Head North again on Route 323 for about 60Km and you come to Khao Laem National Park. On the left there is a sign that says Pom Pee Viewing which is typical of Thai word play because it says 'Watch me urinate' but means 'Viewpoint for a place called Pom Pee'. There is an entrance fee which varies from 10 Baht for a Thai child to 500 Baht to stay overnight but for us two and the car was 160 Baht.
There is accomodation but you need to bring everything with you because there is no shops or restaurants. This is meant to be a place of natural beauty, and it is.

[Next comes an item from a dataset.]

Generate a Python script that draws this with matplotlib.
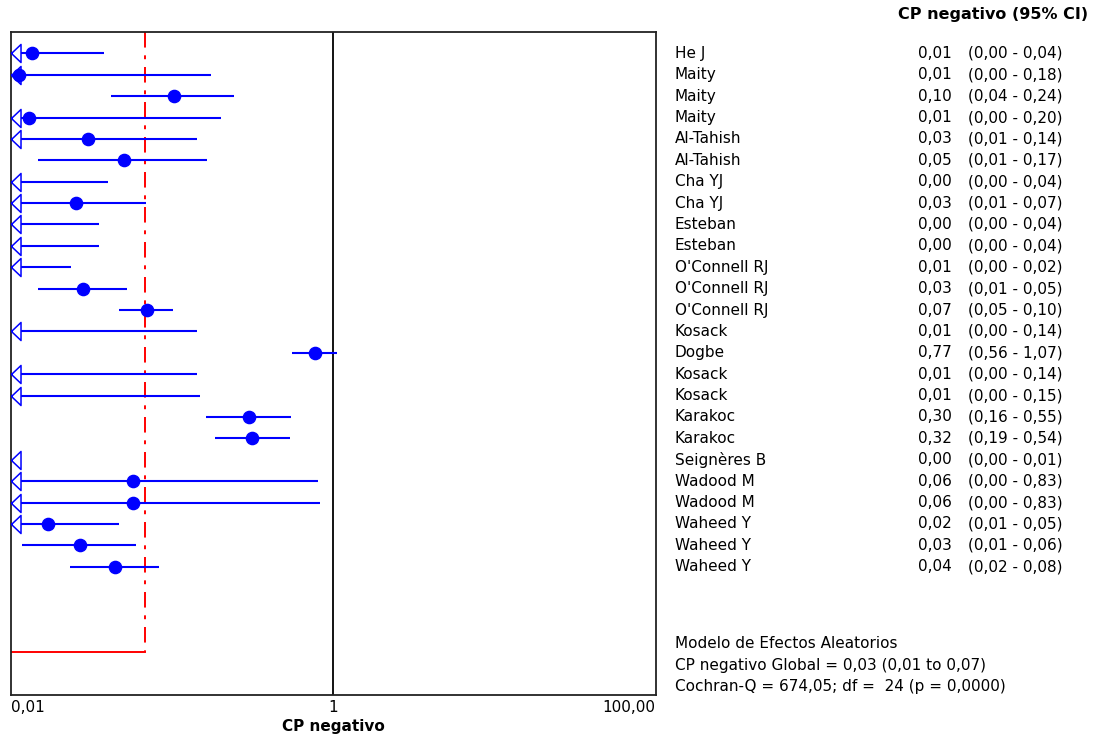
import matplotlib.pyplot as plt
import matplotlib.transforms as mtransforms
import numpy as np

# study labels and the printed columns
names = ["He J", "Maity", "Maity", "Maity", "Al-Tahish", "Al-Tahish", "Cha YJ", "Cha YJ",
         "Esteban", "Esteban", "O'Connell RJ", "O'Connell RJ", "O'Connell RJ", "Kosack",
         "Dogbe", "Kosack", "Kosack", "Karakoc", "Karakoc", "Seignères B", "Wadood M",
         "Wadood M", "Waheed Y", "Waheed Y", "Waheed Y"]
est_lbl = ["0,01", "0,01", "0,10", "0,01", "0,03", "0,05", "0,00", "0,03", "0,00", "0,00",
           "0,01", "0,03", "0,07", "0,01", "0,77", "0,01", "0,01", "0,30", "0,32", "0,00",
           "0,06", "0,06", "0,02", "0,03", "0,04"]
ci_lbl = ["(0,00 - 0,04)", "(0,00 - 0,18)", "(0,04 - 0,24)", "(0,00 - 0,20)", "(0,01 - 0,14)",
          "(0,01 - 0,17)", "(0,00 - 0,04)", "(0,01 - 0,07)", "(0,00 - 0,04)", "(0,00 - 0,04)",
          "(0,00 - 0,02)", "(0,01 - 0,05)", "(0,05 - 0,10)", "(0,00 - 0,14)", "(0,56 - 1,07)",
          "(0,00 - 0,14)", "(0,00 - 0,15)", "(0,16 - 0,55)", "(0,19 - 0,54)", "(0,00 - 0,01)",
          "(0,00 - 0,83)", "(0,00 - 0,83)", "(0,01 - 0,05)", "(0,01 - 0,06)", "(0,02 - 0,08)"]

# values (log axis)
est = [0.0135, 0.0113, 0.102, 0.013, 0.030, 0.050, 0.003, 0.0255, 0.003, 0.003,
       0.006, 0.028, 0.070, 0.007, 0.764, 0.007, 0.007, 0.30, 0.315, 0.002,
       0.057, 0.057, 0.0171, 0.0268, 0.0443]
lo = [0.002, 0.002, 0.042, 0.002, 0.009, 0.0147, 0.001, 0.008, 0.001, 0.001,
      0.001, 0.0147, 0.047, 0.001, 0.55, 0.001, 0.001, 0.1615, 0.185, 0.0005,
      0.002, 0.002, 0.008, 0.0117, 0.0232]
hi = [0.038, 0.174, 0.241, 0.20, 0.143, 0.164, 0.040, 0.069, 0.035, 0.035,
      0.0236, 0.0525, 0.101, 0.143, 1.05, 0.143, 0.149, 0.545, 0.535, 0.01,
      0.808, 0.823, 0.0466, 0.060, 0.0827]

pooled_line = 0.068
summary = ["Modelo de Efectos Aleatorios",
           "CP negativo Global = 0,03 (0,01 to 0,07)",
           "Cochran-Q = 674,05; df =  24 (p = 0,0000)"]

XMIN, XMAX = 0.01, 100.0
BLUE = "#0000ff"
FS = 11
plt.rcParams["font.family"] = ["DejaVu Sans"]

fig = plt.figure(figsize=(10.93, 7.38), dpi=100)
ax = fig.add_axes([0.010, 0.0583, 0.590, 0.8983])
ax.set_xscale("log")
ax.set_xlim(XMIN, XMAX)
ax.set_ylim(31, 0)

rows = np.arange(1, len(names) + 1)
pooled_row = 29

# vertical reference at 1
ax.axvline(1.0, color="black", lw=1.3, zorder=1)

# pooled estimate: dash-dot vertical + horizontal foot
ax.plot([pooled_line, pooled_line], [0, pooled_row], color="red", lw=1.4,
        dashes=(8, 4, 2, 4), zorder=2)
ax.plot([XMIN, pooled_line], [pooled_row, pooled_row], color="red", lw=1.4, zorder=2)

# open triangle pointing left, tip sits on the left edge
arrow = [(0, 0), (1, 0.95), (1, -0.95), (0, 0)]

for r, e, l, h in zip(rows, est, lo, hi):
    left = max(l, XMIN)
    if h > left:
        ax.plot([left, h], [r, r], color=BLUE, lw=1.5, zorder=3, solid_capstyle="butt")
    if l < XMIN:
        ax.plot([XMIN], [r], marker=arrow, ms=13.7, mfc="white", mec=BLUE, mew=1.1,
                zorder=4, clip_on=False)
    if e >= XMIN:
        ax.plot([e], [r], marker="o", ms=8.8, color=BLUE, zorder=5)

# frame and ticks
for s in ax.spines.values():
    s.set_color("#222222")
    s.set_linewidth(1.3)
ax.set_yticks([])
ax.set_xticks([])
ax.xaxis.set_minor_locator(plt.NullLocator())
xt = mtransforms.blended_transform_factory(ax.transData, ax.transAxes)
ax.text(XMIN, -0.008, "0,01", transform=xt, ha="left", va="top", fontsize=FS)
ax.text(1.0, -0.008, "1", transform=xt, ha="center", va="top", fontsize=FS)
ax.text(XMAX, -0.008, "100,00", transform=xt, ha="right", va="top", fontsize=FS)
ax.text(0.5, -0.036, "CP negativo", transform=ax.transAxes, ha="center", va="top",
        fontsize=FS, fontweight="bold")

# right-hand table
tr = mtransforms.blended_transform_factory(fig.transFigure, ax.transData)
fig.text(1088 / 1093, 1 - 14 / 738, "CP negativo (95% CI)", ha="right", va="center",
         fontsize=11.5, fontweight="bold")
for r, n, el, cl in zip(rows, names, est_lbl, ci_lbl):
    ax.text(675 / 1093, r, n, transform=tr, ha="left", va="center", fontsize=FS, clip_on=False)
    ax.text(918 / 1093, r, el, transform=tr, ha="left", va="center", fontsize=FS, clip_on=False)
    ax.text(968 / 1093, r, cl, transform=tr, ha="left", va="center", fontsize=FS, clip_on=False)

for i, line in enumerate(summary):
    ax.text(675 / 1093, 28.6 + i, line, transform=tr, ha="left", va="center",
            fontsize=FS, clip_on=False)

fig.savefig("out.png", dpi=100)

Now, if you like driving like Clarkson on a lonely mountain road or you love motorbiking through twisty lanes then when you pass Pom Pee take the next right at the tiny village of Prang Phe and follow the road till you cannot go any further. I promise you it is a treat, and if you like the idea of rafting, on the left at the end of the village is a small business called Kasem Raft.
30Km further North you come to Sangkla Buri. This is a tourist stop off for those heading for Burma but it is a good place to stay and to look around. Amongst the most popular attractions are the Mon Bridge which is the oldest and probably only one left wooden bridge. Although originally it was bamboo. Sangkla Buri Market is well known and a great place to find souvenirs. Most famous of all is the Mon Hill Tribe village which has become so popular that commercialism has taken over but having said that, it is still worth the visit, and bear in mind everything they sell is hand made. A few kilometres further North is the Three Pagodas Pass which is the official border between Burma and Thailand.
For me, the 300Km road from Ratchaburi to Payathonzu in Burma that is Route 323 but called by Thais all along its route Thanon Saengchuto really is, 'Off The Beaten Track'.